§ WRITTEN REQUEST
Omit pictures and quote the listing below line by line, from its start through the line that holds "56.68, 56.65, 56.64];".

§ DATA BLOCK
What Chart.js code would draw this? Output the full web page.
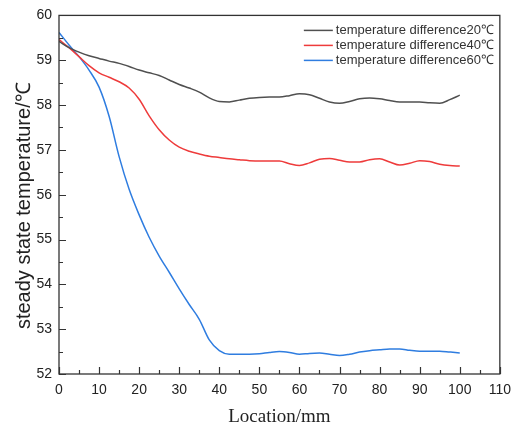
<!DOCTYPE html>
<html>
<head>
<meta charset="utf-8">
<script src="https://cdn.jsdelivr.net/npm/chart.js@4"></script>
<style>
  body { margin: 0; background: #fff; }
  #myChart { display: block; }
</style>
</head>
<body>
<canvas id="myChart" width="519" height="428"></canvas>
<script>
// positions le long de l'échantillon (mm)
const locations = [0, 2.5, 5, 7.5, 10, 12.5, 15, 17.5, 20, 22.5, 25, 27.5, 30, 32.5, 35, 37.5, 40, 42.5, 45, 47.5,
    50, 52.5, 55, 57.5, 60, 62.5, 65, 67.5, 70, 72.5, 75, 77.5, 80, 82.5, 85, 87.5, 90, 92.5, 95, 97.5, 100];

const temp20 = [59.42, 59.28, 59.18, 59.10, 59.04, 58.98, 58.93, 58.86, 58.78, 58.72, 58.66, 58.56, 58.46, 58.38, 58.29, 58.16, 58.08, 58.07, 58.11, 58.15,
    58.17, 58.18, 58.18, 58.21, 58.25, 58.23, 58.15, 58.07, 58.04, 58.08, 58.14, 58.16, 58.14, 58.10, 58.07, 58.07, 58.07, 58.05, 58.04, 58.12, 58.22];

const temp40 = [59.46, 59.28, 59.08, 58.88, 58.72, 58.62, 58.52, 58.38, 58.13, 57.76, 57.45, 57.22, 57.06, 56.97, 56.91, 56.86, 56.83, 56.80, 56.78, 56.76,
    56.75, 56.75, 56.75, 56.69, 56.65, 56.71, 56.79, 56.81, 56.77, 56.73, 56.73, 56.78, 56.80, 56.73, 56.66, 56.70, 56.76, 56.74, 56.68, 56.65, 56.64];

const temp60 = [59.62, 59.34, 59.08, 58.78, 58.40, 57.75, 56.85, 56.12, 55.55, 55.05, 54.63, 54.27, 53.90, 53.55, 53.22, 52.76, 52.52, 52.44, 52.44, 52.44,
    52.45, 52.48, 52.50, 52.48, 52.44, 52.46, 52.47, 52.44, 52.41, 52.44, 52.49, 52.52, 52.54, 52.56, 52.56, 52.53, 52.51, 52.51, 52.51, 52.49, 52.47];

const seriesLabels = ['temperature difference20℃', 'temperature difference40℃', 'temperature difference60℃'];
const seriesColors = ['#505050', '#ee3b3b', '#2f7de0'];
const xTicks = [0, 10, 20, 30, 40, 50, 60, 70, 80, 90, 100, 110];
const yTicks = [52, 53, 54, 55, 56, 57, 58, 59, 60];
const yTitle = 'steady state temperature/℃';

function points(values) {
    return values.map((v, i) => ({ x: locations[i], y: v }));
}

// cadre + graduations vers l'intérieur + titre de l'axe y
const cadrePlugin = {
    id: 'cadre',
    afterDraw(chart) {
        const ctx = chart.ctx;
        const a = chart.chartArea;
        const sx = chart.scales.x;
        const sy = chart.scales.y;
        ctx.save();
        ctx.strokeStyle = '#333';
        ctx.lineWidth = 1.3;
        ctx.strokeRect(a.left, a.top, a.right - a.left, a.bottom - a.top);
        ctx.lineWidth = 1.2;
        ctx.beginPath();
        for (let v = 0; v <= 110; v += 5) {
            const px = Math.round(sx.getPixelForValue(v)) + 0.5;
            const len = v % 10 === 0 ? 7 : 4;
            ctx.moveTo(px, a.bottom);
            ctx.lineTo(px, a.bottom - len);
        }
        for (let v = 52; v <= 60; v += 0.5) {
            const py = Math.round(sy.getPixelForValue(v)) + 0.5;
            const len = v % 1 === 0 ? 7 : 4;
            ctx.moveTo(a.left, py);
            ctx.lineTo(a.left + len, py);
        }
        ctx.stroke();

        // titre y, un peu décalé vers le bas comme l'original
        ctx.translate(24, (a.top + a.bottom) / 2 + 11);
        ctx.rotate(-Math.PI / 2);
        ctx.font = '20px "Liberation Sans", Arial, sans-serif';
        ctx.fillStyle = '#222';
        ctx.textAlign = 'center';
        ctx.textBaseline = 'middle';
        ctx.fillText(yTitle, 0, 0);
        ctx.restore();
    }
};

// légende dans le coin haut droit
const legendePlugin = {
    id: 'legende',
    afterDraw(chart) {
        const ctx = chart.ctx;
        const a = chart.chartArea;
        ctx.save();
        ctx.font = '13px "Liberation Sans", Arial, sans-serif';
        ctx.textBaseline = 'middle';
        chart.data.datasets.forEach((ds, i) => {
            const y = a.top + 15 + i * 15;
            ctx.strokeStyle = ds.borderColor;
            ctx.lineWidth = 1.5;
            ctx.beginPath();
            ctx.moveTo(a.right - 196, y);
            ctx.lineTo(a.right - 167, y);
            ctx.stroke();
            ctx.fillStyle = '#333';
            ctx.fillText(ds.label, a.right - 164, y);
        });
        ctx.restore();
    }
};

const graph = document.getElementById('myChart');
const myChart = new Chart(graph, {
    type: 'line',
    data: {
        datasets: seriesLabels.map((label, i) => ({
            label: label,
            data: points([temp20, temp40, temp60][i]),
            borderColor: seriesColors[i],
            borderWidth: 1.5,
            pointRadius: 0,
            fill: false,
            cubicInterpolationMode: 'monotone'
        }))
    },
    options: {
        responsive: false,
        animation: false,
        layout: { padding: { left: 0, top: 14, right: 13, bottom: 0 } },
        plugins: {
            legend: { display: false },
            tooltip: { enabled: false }
        },
        scales: {
            x: {
                type: 'linear',
                min: 0,
                max: 110,
                afterBuildTicks: s => { s.ticks = xTicks.map(v => ({ value: v })); },
                afterFit: s => { s.height = 54; },
                grid: { display: false, drawTicks: false, tickLength: 0 },
                border: { display: false },
                ticks: {
                    padding: 8,
                    color: '#222',
                    font: { family: '"Liberation Sans", Arial, sans-serif', size: 14 }
                },
                title: {
                    display: true,
                    text: 'Location/mm',
                    color: '#222',
                    padding: { top: 6, bottom: 0 },
                    font: { family: '"Liberation Serif", "Times New Roman", serif', size: 19 }
                }
            },
            y: {
                min: 52,
                max: 60,
                afterBuildTicks: s => { s.ticks = yTicks.map(v => ({ value: v })); },
                afterFit: s => { s.width = 59; },
                grid: { display: false, drawTicks: false, tickLength: 0 },
                border: { display: false },
                ticks: {
                    padding: 7,
                    color: '#222',
                    font: { family: '"Liberation Sans", Arial, sans-serif', size: 14 }
                },
                title: { display: false }
            }
        }
    },
    plugins: [cadrePlugin, legendePlugin]
});
</script>
</body>
</html>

§ COMPLETED TASK
What Chart.js code would draw this? Output the full web page.
<!DOCTYPE html>
<html>
<head>
<meta charset="utf-8">
<script src="https://cdn.jsdelivr.net/npm/chart.js@4"></script>
<style>
  body { margin: 0; background: #fff; }
  #myChart { display: block; }
</style>
</head>
<body>
<canvas id="myChart" width="519" height="428"></canvas>
<script>
// positions le long de l'échantillon (mm)
const locations = [0, 2.5, 5, 7.5, 10, 12.5, 15, 17.5, 20, 22.5, 25, 27.5, 30, 32.5, 35, 37.5, 40, 42.5, 45, 47.5,
    50, 52.5, 55, 57.5, 60, 62.5, 65, 67.5, 70, 72.5, 75, 77.5, 80, 82.5, 85, 87.5, 90, 92.5, 95, 97.5, 100];

const temp20 = [59.42, 59.28, 59.18, 59.10, 59.04, 58.98, 58.93, 58.86, 58.78, 58.72, 58.66, 58.56, 58.46, 58.38, 58.29, 58.16, 58.08, 58.07, 58.11, 58.15,
    58.17, 58.18, 58.18, 58.21, 58.25, 58.23, 58.15, 58.07, 58.04, 58.08, 58.14, 58.16, 58.14, 58.10, 58.07, 58.07, 58.07, 58.05, 58.04, 58.12, 58.22];

const temp40 = [59.46, 59.28, 59.08, 58.88, 58.72, 58.62, 58.52, 58.38, 58.13, 57.76, 57.45, 57.22, 57.06, 56.97, 56.91, 56.86, 56.83, 56.80, 56.78, 56.76,
    56.75, 56.75, 56.75, 56.69, 56.65, 56.71, 56.79, 56.81, 56.77, 56.73, 56.73, 56.78, 56.80, 56.73, 56.66, 56.70, 56.76, 56.74, 56.68, 56.65, 56.64];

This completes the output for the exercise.